Data:
--*--

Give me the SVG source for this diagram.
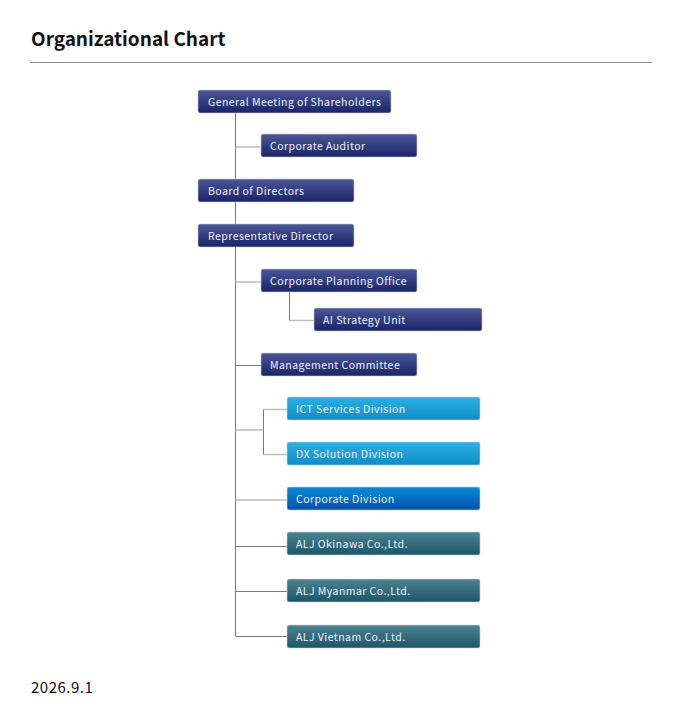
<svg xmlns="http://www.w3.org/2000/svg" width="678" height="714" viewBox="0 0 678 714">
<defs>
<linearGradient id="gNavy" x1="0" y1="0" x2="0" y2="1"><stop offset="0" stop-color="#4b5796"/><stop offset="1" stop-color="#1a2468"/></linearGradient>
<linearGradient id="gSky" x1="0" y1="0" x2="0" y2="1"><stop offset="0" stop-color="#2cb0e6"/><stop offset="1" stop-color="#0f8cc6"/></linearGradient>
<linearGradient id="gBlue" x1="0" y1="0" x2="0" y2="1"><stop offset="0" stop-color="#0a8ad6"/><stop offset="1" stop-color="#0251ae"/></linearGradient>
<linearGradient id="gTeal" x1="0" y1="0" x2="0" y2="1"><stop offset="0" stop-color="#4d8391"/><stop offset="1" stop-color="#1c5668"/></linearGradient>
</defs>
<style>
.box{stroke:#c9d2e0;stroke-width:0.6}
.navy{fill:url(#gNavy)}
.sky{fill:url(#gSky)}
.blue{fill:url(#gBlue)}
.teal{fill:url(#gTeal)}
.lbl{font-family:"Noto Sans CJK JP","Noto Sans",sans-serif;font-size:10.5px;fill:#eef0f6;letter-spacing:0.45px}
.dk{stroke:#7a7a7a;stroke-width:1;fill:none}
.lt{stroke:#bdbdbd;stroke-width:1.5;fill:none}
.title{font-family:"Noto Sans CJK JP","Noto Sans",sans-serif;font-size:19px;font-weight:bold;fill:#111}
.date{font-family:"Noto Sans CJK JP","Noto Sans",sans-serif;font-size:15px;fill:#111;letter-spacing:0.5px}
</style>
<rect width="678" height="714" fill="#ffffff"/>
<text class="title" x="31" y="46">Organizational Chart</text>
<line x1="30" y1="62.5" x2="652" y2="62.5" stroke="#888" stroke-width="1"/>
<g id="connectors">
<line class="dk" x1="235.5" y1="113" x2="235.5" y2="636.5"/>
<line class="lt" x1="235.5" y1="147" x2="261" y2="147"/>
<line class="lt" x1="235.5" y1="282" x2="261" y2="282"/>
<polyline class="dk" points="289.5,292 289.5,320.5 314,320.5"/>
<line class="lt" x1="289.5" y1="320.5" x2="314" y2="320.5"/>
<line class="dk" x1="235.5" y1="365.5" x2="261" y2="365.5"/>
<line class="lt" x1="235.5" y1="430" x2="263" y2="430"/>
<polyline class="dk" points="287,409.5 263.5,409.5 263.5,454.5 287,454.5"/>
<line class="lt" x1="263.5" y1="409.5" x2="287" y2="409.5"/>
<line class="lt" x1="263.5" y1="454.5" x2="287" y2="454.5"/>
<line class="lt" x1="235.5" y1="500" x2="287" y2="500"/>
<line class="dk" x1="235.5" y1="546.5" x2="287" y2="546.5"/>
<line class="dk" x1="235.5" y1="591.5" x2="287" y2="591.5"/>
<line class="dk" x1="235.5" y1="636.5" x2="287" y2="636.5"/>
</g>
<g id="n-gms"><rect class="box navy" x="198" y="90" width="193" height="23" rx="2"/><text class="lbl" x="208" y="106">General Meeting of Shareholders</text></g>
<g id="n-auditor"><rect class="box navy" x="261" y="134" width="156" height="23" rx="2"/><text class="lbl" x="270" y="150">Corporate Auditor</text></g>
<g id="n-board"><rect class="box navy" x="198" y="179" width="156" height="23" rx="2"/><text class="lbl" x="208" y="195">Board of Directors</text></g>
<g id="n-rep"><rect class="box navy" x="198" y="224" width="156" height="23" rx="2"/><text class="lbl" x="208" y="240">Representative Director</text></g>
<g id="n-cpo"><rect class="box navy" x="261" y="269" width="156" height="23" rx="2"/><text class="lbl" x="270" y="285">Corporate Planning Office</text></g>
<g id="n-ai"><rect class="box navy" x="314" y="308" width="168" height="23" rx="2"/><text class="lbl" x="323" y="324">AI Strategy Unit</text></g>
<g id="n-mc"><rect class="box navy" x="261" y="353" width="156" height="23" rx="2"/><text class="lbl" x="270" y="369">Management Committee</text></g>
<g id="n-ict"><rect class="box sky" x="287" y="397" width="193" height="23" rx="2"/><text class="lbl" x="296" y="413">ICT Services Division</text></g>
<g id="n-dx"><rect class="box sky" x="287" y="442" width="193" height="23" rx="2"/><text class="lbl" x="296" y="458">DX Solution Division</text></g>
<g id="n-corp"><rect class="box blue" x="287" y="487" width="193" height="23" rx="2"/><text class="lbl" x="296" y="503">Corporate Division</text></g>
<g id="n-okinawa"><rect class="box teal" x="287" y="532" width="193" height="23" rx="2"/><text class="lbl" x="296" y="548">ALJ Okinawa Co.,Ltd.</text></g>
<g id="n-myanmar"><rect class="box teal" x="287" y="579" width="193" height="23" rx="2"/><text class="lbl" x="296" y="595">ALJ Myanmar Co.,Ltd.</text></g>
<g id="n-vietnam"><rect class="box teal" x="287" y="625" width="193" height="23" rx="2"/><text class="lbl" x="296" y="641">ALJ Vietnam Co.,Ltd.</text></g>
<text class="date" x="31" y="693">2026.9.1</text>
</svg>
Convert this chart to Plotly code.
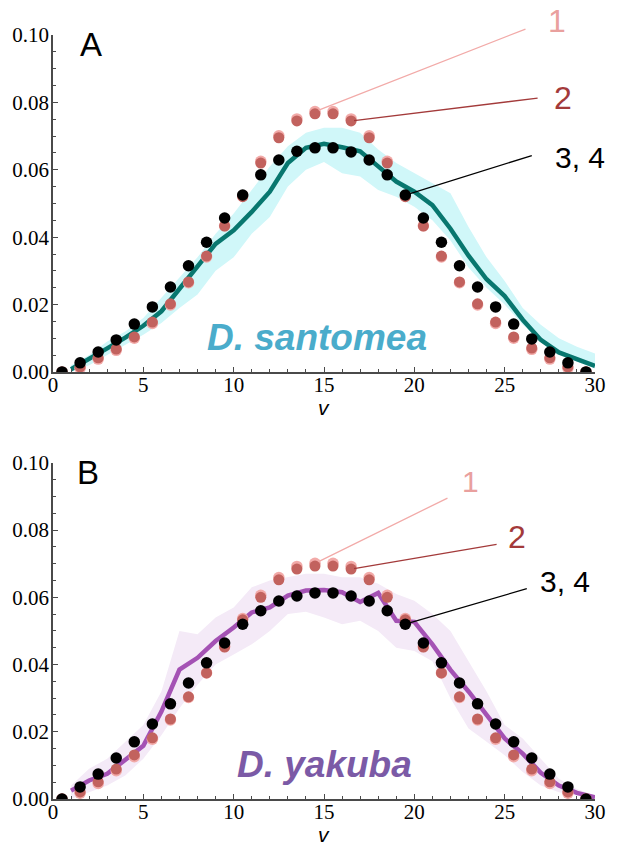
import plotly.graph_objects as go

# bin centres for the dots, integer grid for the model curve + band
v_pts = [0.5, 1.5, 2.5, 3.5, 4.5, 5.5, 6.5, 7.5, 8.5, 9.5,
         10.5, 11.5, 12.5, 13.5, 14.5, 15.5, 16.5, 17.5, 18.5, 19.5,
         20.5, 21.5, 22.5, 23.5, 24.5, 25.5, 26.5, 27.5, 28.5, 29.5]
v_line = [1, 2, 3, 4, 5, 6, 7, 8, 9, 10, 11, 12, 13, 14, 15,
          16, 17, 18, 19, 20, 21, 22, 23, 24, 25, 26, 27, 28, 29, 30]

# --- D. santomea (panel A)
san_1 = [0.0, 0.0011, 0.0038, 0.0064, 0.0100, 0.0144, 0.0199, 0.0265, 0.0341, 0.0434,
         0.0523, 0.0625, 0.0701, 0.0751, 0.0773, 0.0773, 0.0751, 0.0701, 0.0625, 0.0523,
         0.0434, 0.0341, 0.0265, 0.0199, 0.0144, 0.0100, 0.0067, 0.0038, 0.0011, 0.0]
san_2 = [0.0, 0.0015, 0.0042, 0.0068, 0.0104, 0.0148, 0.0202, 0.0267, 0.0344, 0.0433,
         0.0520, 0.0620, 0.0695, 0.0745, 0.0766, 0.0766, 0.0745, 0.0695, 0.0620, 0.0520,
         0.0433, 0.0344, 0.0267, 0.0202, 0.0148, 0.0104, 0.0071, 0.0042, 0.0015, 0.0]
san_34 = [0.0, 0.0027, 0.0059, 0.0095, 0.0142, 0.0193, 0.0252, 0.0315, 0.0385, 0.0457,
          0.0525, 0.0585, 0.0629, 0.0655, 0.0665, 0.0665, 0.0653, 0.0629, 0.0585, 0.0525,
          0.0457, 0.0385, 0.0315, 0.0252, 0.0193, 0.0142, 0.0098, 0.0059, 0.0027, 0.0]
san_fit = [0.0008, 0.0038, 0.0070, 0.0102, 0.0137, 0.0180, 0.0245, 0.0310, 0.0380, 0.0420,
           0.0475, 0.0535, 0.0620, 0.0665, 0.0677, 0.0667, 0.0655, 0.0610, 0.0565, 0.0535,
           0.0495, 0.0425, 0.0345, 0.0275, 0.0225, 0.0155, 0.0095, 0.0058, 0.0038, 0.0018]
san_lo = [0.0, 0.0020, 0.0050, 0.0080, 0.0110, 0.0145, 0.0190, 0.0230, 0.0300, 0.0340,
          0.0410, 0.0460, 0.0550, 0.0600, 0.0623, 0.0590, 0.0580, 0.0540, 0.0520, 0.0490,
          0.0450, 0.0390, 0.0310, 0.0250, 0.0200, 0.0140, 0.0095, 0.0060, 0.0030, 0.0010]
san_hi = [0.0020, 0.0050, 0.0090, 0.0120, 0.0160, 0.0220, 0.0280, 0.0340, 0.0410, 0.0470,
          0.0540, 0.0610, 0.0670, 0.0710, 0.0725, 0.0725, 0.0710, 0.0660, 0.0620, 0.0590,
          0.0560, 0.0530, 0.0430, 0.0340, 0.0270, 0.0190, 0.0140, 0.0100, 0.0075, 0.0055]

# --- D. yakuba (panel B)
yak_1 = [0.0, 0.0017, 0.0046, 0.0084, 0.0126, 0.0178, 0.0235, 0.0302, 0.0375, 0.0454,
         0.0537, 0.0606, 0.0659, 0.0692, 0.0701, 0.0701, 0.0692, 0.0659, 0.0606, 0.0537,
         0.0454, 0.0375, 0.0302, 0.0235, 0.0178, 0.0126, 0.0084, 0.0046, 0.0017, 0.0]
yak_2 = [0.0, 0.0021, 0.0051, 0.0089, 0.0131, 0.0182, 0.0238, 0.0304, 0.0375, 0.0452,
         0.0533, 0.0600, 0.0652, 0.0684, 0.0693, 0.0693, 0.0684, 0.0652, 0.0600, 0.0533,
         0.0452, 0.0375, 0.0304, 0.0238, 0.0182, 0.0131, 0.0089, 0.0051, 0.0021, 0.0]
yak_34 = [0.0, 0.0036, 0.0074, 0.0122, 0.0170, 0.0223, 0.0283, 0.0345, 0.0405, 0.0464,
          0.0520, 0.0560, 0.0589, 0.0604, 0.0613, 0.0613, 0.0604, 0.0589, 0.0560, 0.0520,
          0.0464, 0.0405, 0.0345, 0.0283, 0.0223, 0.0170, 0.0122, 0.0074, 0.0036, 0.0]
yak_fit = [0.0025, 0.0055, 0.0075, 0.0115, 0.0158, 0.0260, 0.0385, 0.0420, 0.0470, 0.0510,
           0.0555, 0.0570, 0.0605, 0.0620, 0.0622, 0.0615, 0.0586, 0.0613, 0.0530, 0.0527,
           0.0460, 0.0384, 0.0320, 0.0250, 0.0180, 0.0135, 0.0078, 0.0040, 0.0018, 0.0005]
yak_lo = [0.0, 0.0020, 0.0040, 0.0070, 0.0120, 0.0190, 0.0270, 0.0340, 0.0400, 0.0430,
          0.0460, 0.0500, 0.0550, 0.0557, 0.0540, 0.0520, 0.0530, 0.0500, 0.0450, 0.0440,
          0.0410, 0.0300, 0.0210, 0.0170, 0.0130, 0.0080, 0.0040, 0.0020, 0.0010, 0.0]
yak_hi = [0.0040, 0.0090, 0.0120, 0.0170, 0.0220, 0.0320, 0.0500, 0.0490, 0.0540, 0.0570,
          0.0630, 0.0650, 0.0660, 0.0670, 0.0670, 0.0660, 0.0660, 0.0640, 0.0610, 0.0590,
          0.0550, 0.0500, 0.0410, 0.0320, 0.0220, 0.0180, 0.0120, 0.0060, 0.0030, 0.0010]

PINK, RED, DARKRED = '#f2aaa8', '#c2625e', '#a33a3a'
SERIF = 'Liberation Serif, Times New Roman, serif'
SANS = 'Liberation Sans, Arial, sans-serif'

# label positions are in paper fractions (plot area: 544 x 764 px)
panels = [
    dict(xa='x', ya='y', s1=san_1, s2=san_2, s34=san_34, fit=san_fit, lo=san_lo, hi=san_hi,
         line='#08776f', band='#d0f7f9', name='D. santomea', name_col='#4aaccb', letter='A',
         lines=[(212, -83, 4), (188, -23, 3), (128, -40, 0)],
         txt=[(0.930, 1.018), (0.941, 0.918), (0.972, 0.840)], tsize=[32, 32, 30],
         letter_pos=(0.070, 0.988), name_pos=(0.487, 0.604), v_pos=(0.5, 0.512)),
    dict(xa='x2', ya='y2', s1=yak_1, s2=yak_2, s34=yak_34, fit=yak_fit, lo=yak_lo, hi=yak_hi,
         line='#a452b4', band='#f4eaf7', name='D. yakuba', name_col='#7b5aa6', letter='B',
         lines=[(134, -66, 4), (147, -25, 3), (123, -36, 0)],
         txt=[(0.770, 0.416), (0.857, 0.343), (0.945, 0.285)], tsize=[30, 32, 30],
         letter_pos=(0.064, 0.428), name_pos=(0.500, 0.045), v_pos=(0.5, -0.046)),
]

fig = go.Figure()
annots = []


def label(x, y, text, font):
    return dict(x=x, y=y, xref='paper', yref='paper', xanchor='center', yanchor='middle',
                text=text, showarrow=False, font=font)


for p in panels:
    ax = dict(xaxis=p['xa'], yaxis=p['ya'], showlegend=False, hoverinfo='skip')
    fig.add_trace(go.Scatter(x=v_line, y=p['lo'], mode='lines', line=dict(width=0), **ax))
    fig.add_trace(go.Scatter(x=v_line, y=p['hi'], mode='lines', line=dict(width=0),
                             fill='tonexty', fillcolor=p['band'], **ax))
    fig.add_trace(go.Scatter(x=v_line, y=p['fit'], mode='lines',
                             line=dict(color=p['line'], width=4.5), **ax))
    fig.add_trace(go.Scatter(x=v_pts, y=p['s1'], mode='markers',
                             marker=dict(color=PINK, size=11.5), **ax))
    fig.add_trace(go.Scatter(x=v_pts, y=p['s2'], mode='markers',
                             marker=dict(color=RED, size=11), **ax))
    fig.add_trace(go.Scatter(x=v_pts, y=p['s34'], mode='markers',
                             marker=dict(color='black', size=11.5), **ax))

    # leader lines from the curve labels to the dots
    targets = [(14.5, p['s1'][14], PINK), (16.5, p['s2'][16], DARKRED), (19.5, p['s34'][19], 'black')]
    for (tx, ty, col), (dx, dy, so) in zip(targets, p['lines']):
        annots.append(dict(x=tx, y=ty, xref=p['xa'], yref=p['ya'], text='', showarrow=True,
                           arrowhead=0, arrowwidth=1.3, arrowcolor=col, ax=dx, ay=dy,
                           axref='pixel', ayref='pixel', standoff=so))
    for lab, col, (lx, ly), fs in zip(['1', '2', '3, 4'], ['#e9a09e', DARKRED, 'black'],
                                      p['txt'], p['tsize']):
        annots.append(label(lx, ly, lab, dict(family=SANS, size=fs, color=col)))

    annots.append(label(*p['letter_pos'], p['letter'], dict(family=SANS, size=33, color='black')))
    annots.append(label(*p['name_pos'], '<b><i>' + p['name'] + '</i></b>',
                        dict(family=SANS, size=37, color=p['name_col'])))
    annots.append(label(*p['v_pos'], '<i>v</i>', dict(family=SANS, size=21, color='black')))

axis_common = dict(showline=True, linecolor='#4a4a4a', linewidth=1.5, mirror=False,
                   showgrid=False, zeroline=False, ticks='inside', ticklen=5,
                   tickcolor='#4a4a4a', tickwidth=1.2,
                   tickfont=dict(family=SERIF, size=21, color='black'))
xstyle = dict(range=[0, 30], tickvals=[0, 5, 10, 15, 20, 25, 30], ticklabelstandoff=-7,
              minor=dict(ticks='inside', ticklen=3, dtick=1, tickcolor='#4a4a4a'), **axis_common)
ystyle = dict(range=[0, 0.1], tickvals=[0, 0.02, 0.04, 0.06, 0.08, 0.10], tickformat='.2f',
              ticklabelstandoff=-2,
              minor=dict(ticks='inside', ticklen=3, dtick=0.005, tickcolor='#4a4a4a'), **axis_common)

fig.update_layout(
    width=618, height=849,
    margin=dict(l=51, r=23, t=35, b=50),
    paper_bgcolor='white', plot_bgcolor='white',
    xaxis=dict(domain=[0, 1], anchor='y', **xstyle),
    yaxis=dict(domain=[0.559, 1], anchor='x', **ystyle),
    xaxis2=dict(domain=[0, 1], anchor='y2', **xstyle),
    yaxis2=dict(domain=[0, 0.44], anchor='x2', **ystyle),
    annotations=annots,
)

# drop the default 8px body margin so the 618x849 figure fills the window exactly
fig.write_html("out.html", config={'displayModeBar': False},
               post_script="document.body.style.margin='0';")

--*--

Out of the preceding entries, pull every line containing the string "this".

Give me the SVG source for this diagram.
Convert this chart to Plotly code.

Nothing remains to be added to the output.